Given instruction
Pull out the lines running from the one with "What seaborn and" to the one with "from matplotlib import font_manager", inclusive, word for word. Drop any picture.

########################################

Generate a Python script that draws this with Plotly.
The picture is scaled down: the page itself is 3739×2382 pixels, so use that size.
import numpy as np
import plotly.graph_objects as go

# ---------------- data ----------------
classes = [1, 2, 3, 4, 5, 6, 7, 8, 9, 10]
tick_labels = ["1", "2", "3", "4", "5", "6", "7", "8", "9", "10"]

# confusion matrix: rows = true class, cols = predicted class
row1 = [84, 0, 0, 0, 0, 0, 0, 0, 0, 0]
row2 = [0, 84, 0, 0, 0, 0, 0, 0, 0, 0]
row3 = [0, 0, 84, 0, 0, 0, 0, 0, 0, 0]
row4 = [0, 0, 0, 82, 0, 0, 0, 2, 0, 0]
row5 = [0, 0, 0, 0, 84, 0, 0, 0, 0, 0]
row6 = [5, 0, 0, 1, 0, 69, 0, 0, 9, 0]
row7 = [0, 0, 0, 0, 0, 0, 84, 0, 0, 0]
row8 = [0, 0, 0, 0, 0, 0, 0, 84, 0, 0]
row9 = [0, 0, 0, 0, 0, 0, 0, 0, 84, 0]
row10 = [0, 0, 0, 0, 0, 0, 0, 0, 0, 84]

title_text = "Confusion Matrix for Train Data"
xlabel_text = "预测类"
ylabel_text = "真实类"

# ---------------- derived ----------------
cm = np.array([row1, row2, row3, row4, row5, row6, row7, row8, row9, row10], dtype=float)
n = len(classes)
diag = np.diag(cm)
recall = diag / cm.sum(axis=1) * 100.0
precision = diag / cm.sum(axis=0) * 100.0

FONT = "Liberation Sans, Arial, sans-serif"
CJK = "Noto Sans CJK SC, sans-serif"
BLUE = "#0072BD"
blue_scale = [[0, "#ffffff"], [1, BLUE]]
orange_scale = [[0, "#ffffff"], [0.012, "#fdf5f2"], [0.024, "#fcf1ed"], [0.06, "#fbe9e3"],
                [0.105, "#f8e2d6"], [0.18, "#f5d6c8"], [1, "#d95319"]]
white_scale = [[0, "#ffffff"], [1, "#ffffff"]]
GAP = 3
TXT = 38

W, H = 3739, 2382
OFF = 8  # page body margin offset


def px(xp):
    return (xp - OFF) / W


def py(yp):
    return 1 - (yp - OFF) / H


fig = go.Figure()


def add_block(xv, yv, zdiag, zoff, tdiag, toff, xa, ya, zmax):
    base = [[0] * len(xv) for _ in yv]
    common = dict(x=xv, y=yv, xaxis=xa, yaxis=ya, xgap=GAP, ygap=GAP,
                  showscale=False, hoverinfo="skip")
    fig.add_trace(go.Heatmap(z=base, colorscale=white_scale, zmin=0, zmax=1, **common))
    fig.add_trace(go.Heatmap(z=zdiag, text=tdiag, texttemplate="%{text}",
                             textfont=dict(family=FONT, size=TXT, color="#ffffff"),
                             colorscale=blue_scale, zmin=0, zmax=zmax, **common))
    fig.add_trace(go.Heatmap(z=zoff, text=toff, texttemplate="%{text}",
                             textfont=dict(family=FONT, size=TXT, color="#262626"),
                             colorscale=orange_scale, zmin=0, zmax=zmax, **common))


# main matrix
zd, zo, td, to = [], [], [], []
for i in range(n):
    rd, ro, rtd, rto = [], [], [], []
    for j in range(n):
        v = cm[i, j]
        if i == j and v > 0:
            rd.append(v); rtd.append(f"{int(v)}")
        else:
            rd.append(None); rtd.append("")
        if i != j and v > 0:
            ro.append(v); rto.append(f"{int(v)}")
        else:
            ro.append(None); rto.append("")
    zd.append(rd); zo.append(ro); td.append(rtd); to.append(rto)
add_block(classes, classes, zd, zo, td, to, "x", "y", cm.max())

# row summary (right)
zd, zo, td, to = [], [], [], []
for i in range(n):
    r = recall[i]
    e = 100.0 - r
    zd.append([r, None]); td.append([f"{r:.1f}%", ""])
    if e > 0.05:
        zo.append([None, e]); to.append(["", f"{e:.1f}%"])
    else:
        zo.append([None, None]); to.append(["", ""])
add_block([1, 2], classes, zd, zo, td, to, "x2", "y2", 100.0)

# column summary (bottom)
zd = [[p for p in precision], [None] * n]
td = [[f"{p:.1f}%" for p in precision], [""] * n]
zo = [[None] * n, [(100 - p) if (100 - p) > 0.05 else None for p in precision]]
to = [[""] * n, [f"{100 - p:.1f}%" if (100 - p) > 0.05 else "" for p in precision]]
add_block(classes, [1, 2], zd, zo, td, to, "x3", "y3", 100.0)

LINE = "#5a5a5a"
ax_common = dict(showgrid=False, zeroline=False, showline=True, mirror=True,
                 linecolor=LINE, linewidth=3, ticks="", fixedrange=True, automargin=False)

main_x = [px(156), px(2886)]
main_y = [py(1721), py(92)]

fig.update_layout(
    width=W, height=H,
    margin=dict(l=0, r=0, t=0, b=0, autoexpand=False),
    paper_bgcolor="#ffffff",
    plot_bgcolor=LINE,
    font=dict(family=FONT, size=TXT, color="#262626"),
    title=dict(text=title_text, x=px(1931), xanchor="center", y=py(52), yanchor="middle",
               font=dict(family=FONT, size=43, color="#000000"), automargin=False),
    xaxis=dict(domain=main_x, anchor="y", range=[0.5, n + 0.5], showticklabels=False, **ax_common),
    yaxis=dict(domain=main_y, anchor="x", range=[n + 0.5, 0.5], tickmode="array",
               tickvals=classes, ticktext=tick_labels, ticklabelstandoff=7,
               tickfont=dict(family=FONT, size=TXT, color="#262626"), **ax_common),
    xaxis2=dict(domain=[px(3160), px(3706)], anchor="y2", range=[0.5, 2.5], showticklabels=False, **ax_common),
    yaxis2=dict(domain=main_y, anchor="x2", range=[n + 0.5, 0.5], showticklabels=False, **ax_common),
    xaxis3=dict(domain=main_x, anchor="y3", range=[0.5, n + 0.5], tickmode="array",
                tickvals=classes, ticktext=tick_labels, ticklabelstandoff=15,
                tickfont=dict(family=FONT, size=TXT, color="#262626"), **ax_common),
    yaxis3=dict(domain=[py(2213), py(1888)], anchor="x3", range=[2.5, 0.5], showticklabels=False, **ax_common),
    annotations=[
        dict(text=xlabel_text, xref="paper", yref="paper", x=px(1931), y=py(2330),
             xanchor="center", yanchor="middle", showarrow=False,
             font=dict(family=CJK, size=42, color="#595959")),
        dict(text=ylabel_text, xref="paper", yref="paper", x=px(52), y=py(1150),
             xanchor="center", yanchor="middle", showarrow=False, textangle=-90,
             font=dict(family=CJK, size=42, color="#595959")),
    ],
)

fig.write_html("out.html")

########################################

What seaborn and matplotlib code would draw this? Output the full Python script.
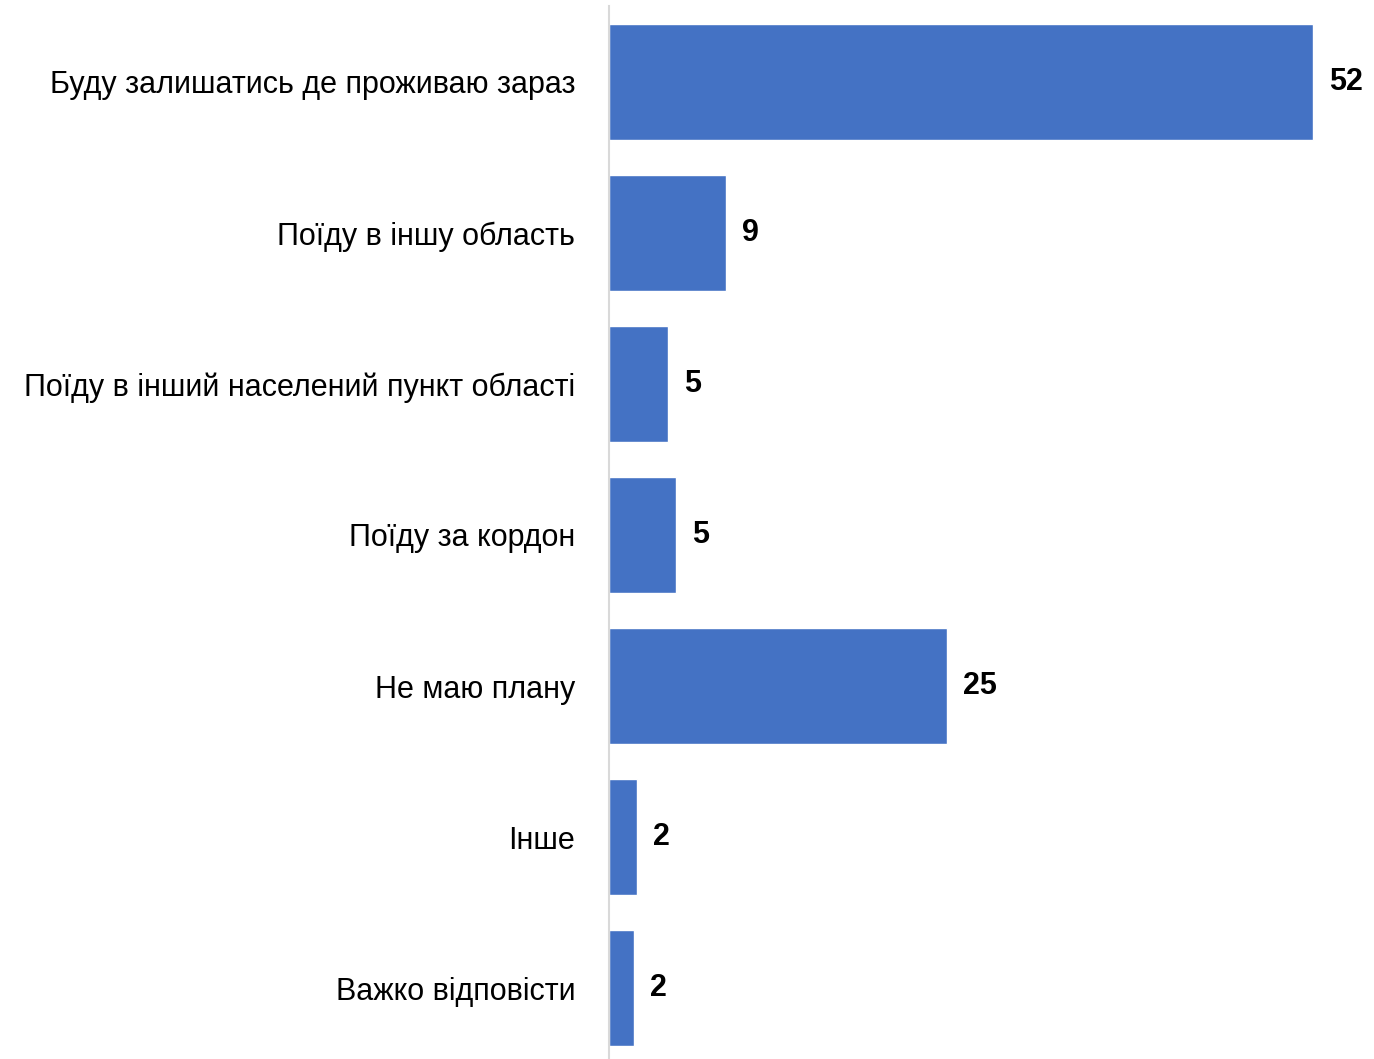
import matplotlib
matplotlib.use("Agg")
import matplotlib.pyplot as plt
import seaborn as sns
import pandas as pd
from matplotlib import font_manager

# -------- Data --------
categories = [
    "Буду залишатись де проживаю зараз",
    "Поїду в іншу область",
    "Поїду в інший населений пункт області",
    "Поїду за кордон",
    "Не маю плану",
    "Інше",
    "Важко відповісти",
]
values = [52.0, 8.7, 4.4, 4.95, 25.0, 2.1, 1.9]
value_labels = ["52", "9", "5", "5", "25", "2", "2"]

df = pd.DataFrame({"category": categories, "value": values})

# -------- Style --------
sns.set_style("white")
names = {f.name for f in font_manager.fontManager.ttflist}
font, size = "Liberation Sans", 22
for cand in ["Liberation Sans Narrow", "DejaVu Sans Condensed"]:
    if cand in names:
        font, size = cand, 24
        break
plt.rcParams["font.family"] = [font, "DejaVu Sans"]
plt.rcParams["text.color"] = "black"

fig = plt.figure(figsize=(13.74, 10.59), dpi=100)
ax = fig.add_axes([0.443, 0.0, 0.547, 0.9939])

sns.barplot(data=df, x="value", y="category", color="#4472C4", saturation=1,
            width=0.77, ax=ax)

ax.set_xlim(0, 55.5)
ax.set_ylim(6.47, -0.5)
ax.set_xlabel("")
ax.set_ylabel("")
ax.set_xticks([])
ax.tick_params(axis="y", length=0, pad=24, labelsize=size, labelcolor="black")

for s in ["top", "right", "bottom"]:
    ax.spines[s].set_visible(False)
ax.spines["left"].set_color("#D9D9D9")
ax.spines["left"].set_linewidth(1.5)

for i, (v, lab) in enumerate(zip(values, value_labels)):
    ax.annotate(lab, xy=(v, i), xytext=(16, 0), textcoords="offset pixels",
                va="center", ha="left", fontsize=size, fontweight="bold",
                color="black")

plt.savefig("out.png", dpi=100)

########################################

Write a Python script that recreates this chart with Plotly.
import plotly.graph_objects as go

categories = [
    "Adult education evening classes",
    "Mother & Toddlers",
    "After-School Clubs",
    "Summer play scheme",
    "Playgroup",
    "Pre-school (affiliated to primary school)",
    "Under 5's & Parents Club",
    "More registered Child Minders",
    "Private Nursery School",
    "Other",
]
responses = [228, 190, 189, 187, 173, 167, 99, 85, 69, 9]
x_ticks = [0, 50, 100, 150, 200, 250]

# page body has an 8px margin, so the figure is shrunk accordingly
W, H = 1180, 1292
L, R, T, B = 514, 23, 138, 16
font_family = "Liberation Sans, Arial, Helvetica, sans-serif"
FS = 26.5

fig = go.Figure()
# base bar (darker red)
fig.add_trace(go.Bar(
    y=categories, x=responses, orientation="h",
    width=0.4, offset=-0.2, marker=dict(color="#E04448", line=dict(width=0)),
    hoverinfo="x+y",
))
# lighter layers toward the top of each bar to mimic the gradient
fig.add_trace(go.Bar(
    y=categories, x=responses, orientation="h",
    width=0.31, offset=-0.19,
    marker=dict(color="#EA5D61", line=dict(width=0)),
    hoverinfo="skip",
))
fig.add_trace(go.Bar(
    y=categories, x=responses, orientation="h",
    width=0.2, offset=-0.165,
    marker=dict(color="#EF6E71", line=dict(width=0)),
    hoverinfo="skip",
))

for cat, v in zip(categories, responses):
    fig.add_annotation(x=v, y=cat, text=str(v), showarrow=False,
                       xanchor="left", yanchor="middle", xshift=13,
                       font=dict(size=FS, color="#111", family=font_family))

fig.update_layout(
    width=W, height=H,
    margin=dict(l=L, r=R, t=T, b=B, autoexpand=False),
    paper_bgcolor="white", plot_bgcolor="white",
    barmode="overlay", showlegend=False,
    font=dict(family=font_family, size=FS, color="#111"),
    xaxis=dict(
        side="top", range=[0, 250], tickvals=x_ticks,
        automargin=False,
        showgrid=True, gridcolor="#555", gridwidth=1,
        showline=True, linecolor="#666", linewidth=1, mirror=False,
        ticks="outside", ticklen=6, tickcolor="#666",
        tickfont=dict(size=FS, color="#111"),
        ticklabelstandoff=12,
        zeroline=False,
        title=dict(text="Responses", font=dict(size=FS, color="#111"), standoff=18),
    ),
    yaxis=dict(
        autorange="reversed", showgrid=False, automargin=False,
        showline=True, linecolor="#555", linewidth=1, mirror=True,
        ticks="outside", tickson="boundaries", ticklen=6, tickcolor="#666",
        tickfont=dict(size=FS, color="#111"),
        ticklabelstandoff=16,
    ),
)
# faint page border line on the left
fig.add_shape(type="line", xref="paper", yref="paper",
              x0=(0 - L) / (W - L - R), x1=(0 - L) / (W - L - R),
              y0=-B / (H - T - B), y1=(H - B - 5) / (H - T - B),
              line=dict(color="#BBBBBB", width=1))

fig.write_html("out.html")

########################################

Solution
What seaborn and matplotlib code would draw this? Output the full Python script.
import matplotlib
matplotlib.use("Agg")
import matplotlib.pyplot as plt
import seaborn as sns
import pandas as pd
from matplotlib import font_manager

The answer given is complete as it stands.